Anomalous lattice thermal conductivity in layered materials MNCl (M=Zr, Hf) driven by the lanthanide contraction
Xiaoxia Yu, Hezhu Shao, Xueyun Wang, Yingcai Zhu, Daining Fang,, Jiawang Hong

TL;DR
This study reveals that replacing Zr with Hf in layered MNCl materials unexpectedly increases lattice thermal conductivity due to enhanced phonon lifetimes caused by lanthanide contraction, offering new insights for thermoelectric material design.
Contribution
It demonstrates that heavy element substitution can increase lattice thermal conductivity via lanthanide contraction, challenging conventional strategies for reducing thermal conductivity.
Findings
Replacing Zr with Hf increases thermal conductivity by 4 times at 300K.
Enhanced phonon lifetimes are due to stronger interatomic bonding from lanthanide contraction.

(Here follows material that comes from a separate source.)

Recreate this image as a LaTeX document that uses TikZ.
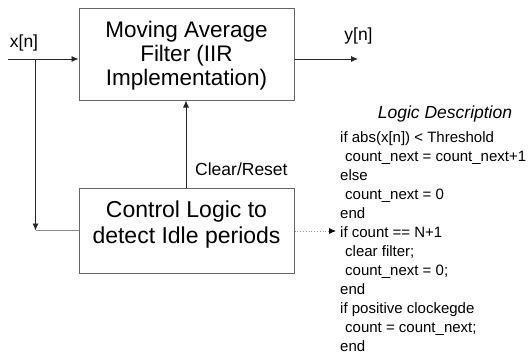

The microscopic mechanism involves increased phonon lifetimes linked to lanthanide contraction.
Abstract
High performance thermoelectric devices requires materials with low lattice thermal conductivities. Many strategies, such as phonon engineering, have been made to reduce lattice thermal conductivity without simultaneously decrease of the charge transport performance. It is a simple and effective approach to use materials with heavy element to reduce the lattice thermal conductivity. Here, based on the first-principles calculations and phonon Boltzmann transport equations, we find the replacement of Zr with heavy element Hf in ZrNCl doesn't reduce the lattice thermal conductivity, instead, it surprisingly increases by about 4 times at 300K. This unusual lattice thermal conductivity is mainly attributed to the dramatic enhancement in phonon lifetimes in Hf compound, originating from the strong interatomic bonding due to lanthanide contraction. Our findings unveil the microscopic…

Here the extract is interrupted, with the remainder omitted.